In recent months, Mexico has seen an increase in the assignment of electricity demand rights (“kVAs”) as a result of growing nearshoring investments. For purposes of this article, a kVA is the unit that measures the voltage transformation capacity needed to receive a safe and reliable electricity supply. This is important because, as is now more often the case, end users demand transformation capacity to be applied in electrical circuits at industrial parks and buildings in Mexico. Therefore, the growth in the assignment of kVAs within the framework of the relocation phenomenon is not surprising: there is a great demand for kVAs; however, a shortage of capacity exists in the country’s electrical infrastructure.
For this type of assignment there is an official template agreement in force issued by the Energy Regulatory Commission (“CRE”) and published in the Official Journal of the Federation just two months prior to the entry into force of the Electricity Industry Law. This template is called the Agreement for the Assignment of Electricity Demand Rights in Medium Voltage Services. Given the date of its issuance, such template still contains the terminology used in the Executive Rules for the Electricity Public Service Law regarding Contributions, published in 1998, and which continues in force in these cases. Under the terms of the official assignment agreement template, CFE appears as the owner of the distribution and transformation infrastructure.
On the other hand, on March 22, 2018, a draft measure sought to establish the General Administrative Provisions on Contributions, which was published on the website of the National Commission for Regulatory Improvement (“CONAMER”). Through August 26, 2022, a dozen comments had already been submitted to this draft; however, the last change in draft’s public file was the request to withdraw such. Later, on December 9, 2022, the CRE started a new public consultation where a few comments have been submitted through July 21, 2023.

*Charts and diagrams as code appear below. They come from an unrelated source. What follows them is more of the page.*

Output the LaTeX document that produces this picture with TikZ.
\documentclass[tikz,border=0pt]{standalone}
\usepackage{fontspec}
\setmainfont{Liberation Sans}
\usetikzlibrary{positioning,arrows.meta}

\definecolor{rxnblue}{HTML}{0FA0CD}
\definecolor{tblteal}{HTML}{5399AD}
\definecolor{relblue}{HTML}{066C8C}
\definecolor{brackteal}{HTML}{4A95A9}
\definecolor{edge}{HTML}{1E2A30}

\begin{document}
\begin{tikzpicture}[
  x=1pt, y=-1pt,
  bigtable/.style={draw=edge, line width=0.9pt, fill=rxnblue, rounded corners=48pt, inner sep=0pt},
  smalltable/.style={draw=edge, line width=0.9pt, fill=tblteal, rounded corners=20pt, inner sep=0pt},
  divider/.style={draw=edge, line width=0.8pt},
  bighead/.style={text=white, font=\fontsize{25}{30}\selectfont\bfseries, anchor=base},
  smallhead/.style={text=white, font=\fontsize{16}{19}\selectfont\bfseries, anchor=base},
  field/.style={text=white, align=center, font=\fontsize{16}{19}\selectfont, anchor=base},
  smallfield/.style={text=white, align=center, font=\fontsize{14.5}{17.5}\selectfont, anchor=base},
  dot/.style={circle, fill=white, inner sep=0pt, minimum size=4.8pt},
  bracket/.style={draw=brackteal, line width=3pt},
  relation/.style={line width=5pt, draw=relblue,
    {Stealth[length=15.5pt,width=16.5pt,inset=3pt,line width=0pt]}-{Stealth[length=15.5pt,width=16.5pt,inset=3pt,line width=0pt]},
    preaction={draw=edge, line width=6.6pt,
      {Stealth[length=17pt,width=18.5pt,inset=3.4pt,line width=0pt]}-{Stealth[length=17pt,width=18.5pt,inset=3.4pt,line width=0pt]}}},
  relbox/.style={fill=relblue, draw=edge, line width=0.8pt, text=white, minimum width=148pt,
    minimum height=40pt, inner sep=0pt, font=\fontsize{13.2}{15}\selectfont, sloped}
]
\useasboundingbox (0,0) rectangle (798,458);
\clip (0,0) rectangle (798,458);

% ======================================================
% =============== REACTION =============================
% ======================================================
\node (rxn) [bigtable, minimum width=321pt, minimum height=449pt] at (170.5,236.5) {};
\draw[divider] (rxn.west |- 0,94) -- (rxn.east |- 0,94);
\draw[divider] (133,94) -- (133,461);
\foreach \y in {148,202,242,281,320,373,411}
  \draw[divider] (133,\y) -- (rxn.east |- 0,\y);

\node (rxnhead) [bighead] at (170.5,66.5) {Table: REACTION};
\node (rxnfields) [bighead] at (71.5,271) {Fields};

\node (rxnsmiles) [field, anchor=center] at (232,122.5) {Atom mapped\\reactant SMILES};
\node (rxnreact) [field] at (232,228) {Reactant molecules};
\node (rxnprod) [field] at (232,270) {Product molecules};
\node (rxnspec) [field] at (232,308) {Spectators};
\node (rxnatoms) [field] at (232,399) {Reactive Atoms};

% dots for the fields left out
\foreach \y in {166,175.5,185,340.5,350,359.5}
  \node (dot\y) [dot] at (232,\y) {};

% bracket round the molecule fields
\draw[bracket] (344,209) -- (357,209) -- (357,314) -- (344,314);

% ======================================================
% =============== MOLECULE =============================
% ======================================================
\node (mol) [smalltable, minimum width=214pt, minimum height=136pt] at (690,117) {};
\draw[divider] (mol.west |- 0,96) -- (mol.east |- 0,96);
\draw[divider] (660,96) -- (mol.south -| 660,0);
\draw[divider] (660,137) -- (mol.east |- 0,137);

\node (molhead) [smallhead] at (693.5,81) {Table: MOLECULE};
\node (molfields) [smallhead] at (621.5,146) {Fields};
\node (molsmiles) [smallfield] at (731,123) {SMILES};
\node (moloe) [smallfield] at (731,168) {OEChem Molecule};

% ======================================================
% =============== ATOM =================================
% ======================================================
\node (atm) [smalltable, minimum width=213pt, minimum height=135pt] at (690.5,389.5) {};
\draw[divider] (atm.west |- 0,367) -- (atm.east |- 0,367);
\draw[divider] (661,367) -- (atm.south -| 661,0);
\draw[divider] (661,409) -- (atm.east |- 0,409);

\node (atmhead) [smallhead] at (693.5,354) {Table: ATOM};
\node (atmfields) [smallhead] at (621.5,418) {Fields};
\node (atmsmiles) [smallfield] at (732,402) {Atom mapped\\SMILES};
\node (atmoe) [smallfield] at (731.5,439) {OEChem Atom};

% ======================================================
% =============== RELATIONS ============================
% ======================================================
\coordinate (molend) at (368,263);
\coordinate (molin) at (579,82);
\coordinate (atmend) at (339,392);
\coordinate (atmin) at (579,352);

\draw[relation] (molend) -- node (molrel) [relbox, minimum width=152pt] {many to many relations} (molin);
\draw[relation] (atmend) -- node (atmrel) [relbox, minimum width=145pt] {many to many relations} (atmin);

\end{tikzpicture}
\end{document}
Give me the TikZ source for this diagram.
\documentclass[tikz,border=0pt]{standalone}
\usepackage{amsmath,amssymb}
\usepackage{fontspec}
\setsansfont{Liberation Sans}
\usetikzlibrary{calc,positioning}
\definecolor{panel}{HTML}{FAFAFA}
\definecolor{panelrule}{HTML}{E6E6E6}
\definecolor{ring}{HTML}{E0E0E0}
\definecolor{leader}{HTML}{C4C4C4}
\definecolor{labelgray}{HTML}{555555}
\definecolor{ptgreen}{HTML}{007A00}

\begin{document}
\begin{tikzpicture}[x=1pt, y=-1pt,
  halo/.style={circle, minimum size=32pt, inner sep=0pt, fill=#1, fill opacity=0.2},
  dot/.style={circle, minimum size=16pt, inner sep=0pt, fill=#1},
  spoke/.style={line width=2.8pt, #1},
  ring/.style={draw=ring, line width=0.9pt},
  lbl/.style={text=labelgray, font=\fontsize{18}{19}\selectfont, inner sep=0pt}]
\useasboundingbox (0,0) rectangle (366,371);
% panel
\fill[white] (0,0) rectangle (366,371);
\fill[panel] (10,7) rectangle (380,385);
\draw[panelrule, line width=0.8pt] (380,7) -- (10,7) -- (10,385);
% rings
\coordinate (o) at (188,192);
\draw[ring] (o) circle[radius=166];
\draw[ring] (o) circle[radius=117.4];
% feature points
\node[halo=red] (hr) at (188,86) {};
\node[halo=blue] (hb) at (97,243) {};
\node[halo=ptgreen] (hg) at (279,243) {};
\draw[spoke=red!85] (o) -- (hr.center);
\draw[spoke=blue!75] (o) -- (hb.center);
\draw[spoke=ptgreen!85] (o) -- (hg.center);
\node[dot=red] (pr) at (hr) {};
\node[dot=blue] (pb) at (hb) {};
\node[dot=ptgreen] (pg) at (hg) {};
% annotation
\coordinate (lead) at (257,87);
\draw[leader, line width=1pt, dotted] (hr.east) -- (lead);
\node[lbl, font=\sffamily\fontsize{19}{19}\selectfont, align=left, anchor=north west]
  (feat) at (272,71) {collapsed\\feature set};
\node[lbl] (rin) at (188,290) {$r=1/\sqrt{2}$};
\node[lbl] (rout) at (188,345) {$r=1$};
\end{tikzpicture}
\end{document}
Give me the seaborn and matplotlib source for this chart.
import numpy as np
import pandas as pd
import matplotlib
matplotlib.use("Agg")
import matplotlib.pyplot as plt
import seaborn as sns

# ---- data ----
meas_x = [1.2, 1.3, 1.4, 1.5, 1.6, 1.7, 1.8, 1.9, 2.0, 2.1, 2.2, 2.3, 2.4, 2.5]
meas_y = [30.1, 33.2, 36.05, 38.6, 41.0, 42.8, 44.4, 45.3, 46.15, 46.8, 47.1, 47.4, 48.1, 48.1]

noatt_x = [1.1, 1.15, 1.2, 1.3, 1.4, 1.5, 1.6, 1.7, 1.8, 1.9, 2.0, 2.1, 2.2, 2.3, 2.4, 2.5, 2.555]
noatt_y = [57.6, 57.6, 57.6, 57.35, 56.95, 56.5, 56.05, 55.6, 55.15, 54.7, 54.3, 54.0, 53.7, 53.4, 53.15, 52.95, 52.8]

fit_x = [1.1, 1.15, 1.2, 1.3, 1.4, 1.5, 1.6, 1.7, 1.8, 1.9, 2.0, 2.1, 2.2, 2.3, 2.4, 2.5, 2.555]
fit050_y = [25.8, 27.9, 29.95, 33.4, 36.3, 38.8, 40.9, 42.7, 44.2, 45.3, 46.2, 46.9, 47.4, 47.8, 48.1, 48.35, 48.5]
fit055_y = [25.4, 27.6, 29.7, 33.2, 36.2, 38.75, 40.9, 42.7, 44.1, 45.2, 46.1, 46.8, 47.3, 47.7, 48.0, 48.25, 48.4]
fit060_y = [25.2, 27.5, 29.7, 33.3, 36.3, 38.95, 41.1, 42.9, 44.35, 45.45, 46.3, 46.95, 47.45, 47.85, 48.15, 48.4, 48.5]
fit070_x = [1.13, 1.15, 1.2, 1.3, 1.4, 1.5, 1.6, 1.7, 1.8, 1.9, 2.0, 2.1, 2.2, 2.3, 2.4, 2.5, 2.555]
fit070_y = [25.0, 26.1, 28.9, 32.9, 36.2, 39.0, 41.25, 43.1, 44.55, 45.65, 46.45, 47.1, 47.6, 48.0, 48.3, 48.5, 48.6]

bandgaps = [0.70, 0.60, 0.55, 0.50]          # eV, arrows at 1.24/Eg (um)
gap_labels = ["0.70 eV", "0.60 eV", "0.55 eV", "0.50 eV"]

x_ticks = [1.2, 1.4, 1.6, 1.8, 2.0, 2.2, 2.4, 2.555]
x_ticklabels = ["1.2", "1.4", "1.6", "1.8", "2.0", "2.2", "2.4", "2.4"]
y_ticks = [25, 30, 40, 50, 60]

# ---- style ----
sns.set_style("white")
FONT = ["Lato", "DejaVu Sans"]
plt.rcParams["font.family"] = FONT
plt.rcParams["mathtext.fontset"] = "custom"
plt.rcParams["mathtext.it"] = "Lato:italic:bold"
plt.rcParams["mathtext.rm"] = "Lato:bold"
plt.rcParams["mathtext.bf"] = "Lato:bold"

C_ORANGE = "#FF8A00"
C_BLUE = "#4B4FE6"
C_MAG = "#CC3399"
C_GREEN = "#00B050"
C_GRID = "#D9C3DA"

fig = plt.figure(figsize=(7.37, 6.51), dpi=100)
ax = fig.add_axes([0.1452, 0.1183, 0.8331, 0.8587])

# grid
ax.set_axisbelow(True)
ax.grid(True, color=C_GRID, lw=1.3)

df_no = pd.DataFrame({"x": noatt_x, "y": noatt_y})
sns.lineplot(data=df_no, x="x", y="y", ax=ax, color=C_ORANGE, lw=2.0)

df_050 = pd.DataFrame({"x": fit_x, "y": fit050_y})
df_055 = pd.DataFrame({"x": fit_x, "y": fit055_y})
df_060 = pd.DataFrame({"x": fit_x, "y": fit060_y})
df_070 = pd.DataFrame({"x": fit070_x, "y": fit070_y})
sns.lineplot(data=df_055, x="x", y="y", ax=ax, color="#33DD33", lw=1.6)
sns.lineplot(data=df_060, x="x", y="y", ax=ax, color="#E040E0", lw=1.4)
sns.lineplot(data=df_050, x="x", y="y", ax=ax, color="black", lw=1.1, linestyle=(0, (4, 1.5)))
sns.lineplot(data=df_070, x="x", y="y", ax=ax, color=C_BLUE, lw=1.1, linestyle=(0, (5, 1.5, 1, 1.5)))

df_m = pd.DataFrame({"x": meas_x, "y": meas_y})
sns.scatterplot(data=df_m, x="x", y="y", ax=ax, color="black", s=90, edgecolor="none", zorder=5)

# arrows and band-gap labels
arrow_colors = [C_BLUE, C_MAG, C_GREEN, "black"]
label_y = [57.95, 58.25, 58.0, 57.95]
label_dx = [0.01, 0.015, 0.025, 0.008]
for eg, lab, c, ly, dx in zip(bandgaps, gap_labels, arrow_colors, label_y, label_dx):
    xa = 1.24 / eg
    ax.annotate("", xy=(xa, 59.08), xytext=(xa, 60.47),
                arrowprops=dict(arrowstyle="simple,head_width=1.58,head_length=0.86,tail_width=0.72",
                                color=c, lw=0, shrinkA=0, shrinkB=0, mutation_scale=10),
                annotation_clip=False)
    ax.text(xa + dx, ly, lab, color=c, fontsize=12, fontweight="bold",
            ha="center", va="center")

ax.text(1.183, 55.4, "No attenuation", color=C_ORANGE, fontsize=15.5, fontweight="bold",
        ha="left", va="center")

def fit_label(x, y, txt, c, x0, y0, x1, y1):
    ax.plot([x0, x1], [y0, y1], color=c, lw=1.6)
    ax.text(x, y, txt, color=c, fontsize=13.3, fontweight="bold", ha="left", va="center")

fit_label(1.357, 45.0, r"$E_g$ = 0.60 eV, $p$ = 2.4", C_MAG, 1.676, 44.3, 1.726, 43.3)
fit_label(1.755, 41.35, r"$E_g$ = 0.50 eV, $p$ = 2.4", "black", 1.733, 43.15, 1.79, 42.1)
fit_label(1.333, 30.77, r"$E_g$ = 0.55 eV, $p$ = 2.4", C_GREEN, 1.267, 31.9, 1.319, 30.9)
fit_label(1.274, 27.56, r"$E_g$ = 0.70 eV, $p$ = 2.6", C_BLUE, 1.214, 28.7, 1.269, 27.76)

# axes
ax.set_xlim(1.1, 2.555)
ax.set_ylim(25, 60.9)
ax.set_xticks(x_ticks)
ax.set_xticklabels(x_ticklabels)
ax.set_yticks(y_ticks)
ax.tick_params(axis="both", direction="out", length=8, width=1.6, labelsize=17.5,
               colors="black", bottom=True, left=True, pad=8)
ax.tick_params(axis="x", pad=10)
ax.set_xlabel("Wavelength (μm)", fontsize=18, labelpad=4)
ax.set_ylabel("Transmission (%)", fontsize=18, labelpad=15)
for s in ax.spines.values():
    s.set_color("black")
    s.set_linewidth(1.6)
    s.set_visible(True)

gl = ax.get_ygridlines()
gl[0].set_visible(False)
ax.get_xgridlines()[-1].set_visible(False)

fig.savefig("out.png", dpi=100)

Given what has occurred to date, unfortunately there is no current and duly regulated process for the assignment of kVAs. This causes assignment procedures to become very long and cause major uncertainty. In addition, in procedures for new load center connections, as well as for
increases in existing loads, industrial park developers are forced to make significant investments in conduction lines and substations, mainly because the CFE has not invested sufficiently in those areas in recent years. Data exist showing that in the Apodaca distribution area the price per kVA is around $350 dollars, while in the Tijuana area, the price is up to $500 dollars per kVA. This stands out compared to prices published in the CFE Price Catalog, which serves as a parameter for the acquisition of kVAs, showing a price of around $125 dollars. We therefore hope that, on one hand, the CRE finally establishes a regulated but dynamic procedure so that end users may assign voltage transformation capacity with promptness and certainty; and, on the other, that CFE fully exercises its mandate as the exclusive provider of the required public services of transmission and distribution of electricity. This can only occur through new investments which allow Mexico to maximize the potential economic growth offered by nearshoring.